Однако Васильев все же «внутренне ощущал» себя осколком интеллигенции, когда самой ее нет и других шансов нет. И у него была собственная версия исторической миссии русской интеллигенции и — по сути, ее исторического поражения. Вот его недлинное, в сущности, резюме: «Русская интеллигенция была востребована историей для святой цели: выявить личность в каждом человеке, восславить ее, укрепить, нравственно, вооружить не раболепием православия, а мужеством индивидуальности».
Рассуждение Васильева сводится к тому, что интеллигенция должна была весь народ обратить в себя, но это не удалось.

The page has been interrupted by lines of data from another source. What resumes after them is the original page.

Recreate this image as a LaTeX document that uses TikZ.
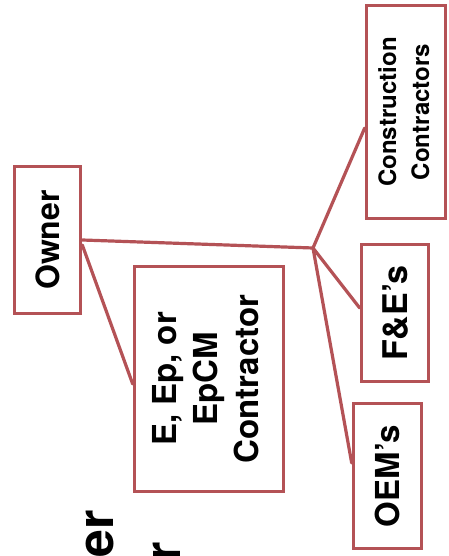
\documentclass[tikz,border=0pt]{standalone}
\usepackage{fontspec}
\setmainfont{TeX Gyre Heros}
\begin{document}
\definecolor{boxred}{RGB}{180,82,86}
\tikzset{
  orgbox/.style={draw=boxred, line width=3.6pt, fill=white, inner sep=0pt, font=\bfseries},
  link/.style={draw=boxred, line width=3.2pt, line cap=round},
  frag/.style={font=\fontsize{50}{60}\selectfont\bfseries, inner sep=0pt, rotate=90, anchor=base east}
}
\begin{tikzpicture}[x=1pt, y=-1pt]
\useasboundingbox[fill=white] (0,0) rectangle (448,556);
% fragments of cut-off text
\node[frag] (fragA) at (113,510) {er};
\node[frag] (fragB) at (180,542) {r};
% boxes
\node[orgbox, minimum width=66pt, minimum height=147pt] (owner) at (47.5,240)
  {\rotatebox{90}{\fontsize{32}{38}\selectfont Owner}};
\node[orgbox, minimum width=149pt, minimum height=225pt] (eb) at (209,379)
  {\rotatebox{90}{\fontsize{33}{41}\selectfont\begin{tabular}{@{}c@{}}E, Ep, or\\EpCM\\Contractor\end{tabular}}};
\node[orgbox, minimum width=79pt, minimum height=213pt] (cc) at (406,112)
  {\rotatebox{90}{\fontsize{24}{33}\selectfont\begin{tabular}{@{}c@{}}Construction\\Contractors\end{tabular}}};
\node[orgbox, minimum width=67pt, minimum height=137pt] (fe) at (395,313)
  {\rotatebox{90}{\fontsize{34}{40}\selectfont F\&E’s}};
\node[orgbox, minimum width=68pt, minimum height=145pt] (oem) at (387.5,476)
  {\rotatebox{90}{\fontsize{33}{40}\selectfont OEM’s}};
% junction
\coordinate (j) at (313,248);
% connectors
\draw[link] (owner.east) -- (j);
\draw[link] ([yshift=-5pt]owner.east) -- ([yshift=-5pt]eb.west);
\draw[link] (j) -- ([yshift=-16pt]cc.west);
\draw[link] (j) -- ([yshift=5pt]fe.west);
\draw[link] (j) -- ([yshift=13pt]oem.west);
\end{tikzpicture}
\end{document}
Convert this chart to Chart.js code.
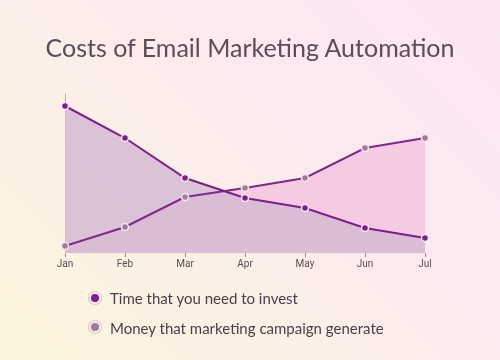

И что мы имеем? «Русский народ не может существовать без собственной интеллигенции <...> без нее он утрачивает смысл собственного существования, вследствие чего никак не в силах повзрослеть».
В поздние годы он ушел как писатель в прошлое, его романические сюжеты — беллетризированные повествования о своих предках, о русском прошлом вообще и его героях. Там драма бытия соразмерна с благородством персонажа — и хаос не всевластен. Невместимость фатальных обстоятельств в хоть какой-то смысл, о которой он прежде свидетельствовал, по видимости остывает. Хотя стоило бы перечитать эти последние тексты.
Вот чего мы там точно не найдем, так это сусального золота и недорогого шапкозакидательства.
Честный и чистый человек. Честный писатель. Идеалист и временами утопист, старавшийся не потакать своим мрачным предчувствиям. Хорошо понимавший, что он не в силах предотвратить неизбежное. Тихо затворивший двери, выходя.